TAKSİM CAMİİ, 30 AĞUSTOS ZAFERİNDEN BİR HAFTA ÖNCE SATILDI
Taksim Kışlası’ndan yükselen
ezan sesini kesen İnönü değil, Vahdettin’di. 30 Ağustos 1922 tarihi; kahraman Mehmetçiğin büyük zafer kazandığı tarihtir. Taksim Camii 23 Ağustos 1922 tarihinde satıldı. Satılan cami Taksim Kışlası içindeki Mehmetçiğin camiiydi. Cami satış rezaleti devlet sırrı gibi gizlendi. Fransızlar Mehmetçiğin paha biçilmez camiine 7.000 lira layık gördüler. İsmet İnönü’ye yıllardır iftira ediliyordu. Kuru iftira nihayet bütün çirkin yüzüyle ortada.

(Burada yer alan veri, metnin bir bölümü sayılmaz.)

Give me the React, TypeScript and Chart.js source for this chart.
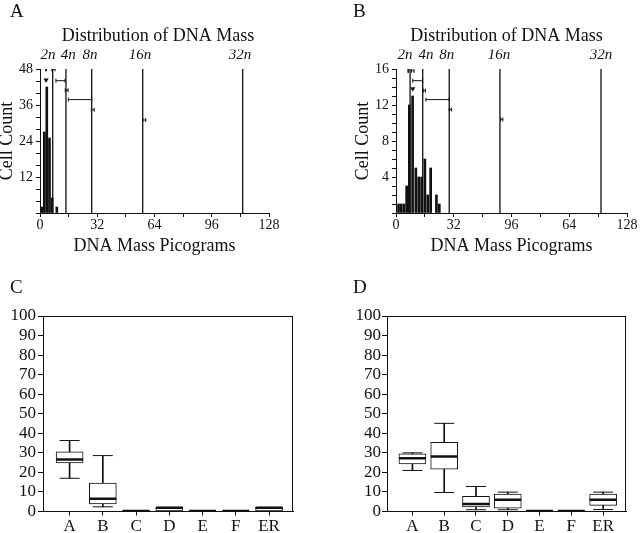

PADİŞAH FERMANIYLA 7 BİN LİRAYA SATTILAR TAKSİM CAMİİNİ
Balkan Savaşı’nın umutsuz ve karanlık günleriydi. Maliye Nazırı Mehmet Rıfat Bey çaresizlik içindeydi, askeri doyurabilmek için Taksim Kışlası’nı sattı. Kışlada Mehmetçiğe ait bir cami vardı. Satış sözleşmesine özel şart koyuldu: ‘Taksim Camii korunacak, her zaman açık olacak.’ Cami satışı şöyle halledilmiş: Cami ile ilgili yetkili kişilerce yerinde inceleme yapılmış. Caminin, kışlanın ikinci katında bulunduğu belirlenmiş. Camiye dışarıdan cemaat girmesi olanaksızmış. Caminin dört bir yanı ecnebi ticarethaneleriyle çevrili mekânda gayrimüslim halk ikamet ediyormuş. Sonuçta Taksim Camii Padişahın emriyle hükümet tarafından İstanbul Emlâk Şirket-i Osmaniyesi’ne devredilmiş; 7.000 lira bedelle. Cami yok ediyorlar denmesin diye dini yönden işi kitabına da uydurmuşlar. Bu satışa karşılık şehir dışında, ahalisinin tamamı İslam olan Safra Köy’de bir cami inşasına karar verilmiş. Böylece ‘mahalli ahire nakil edilmiş’ kılıfıyla cami satılmış.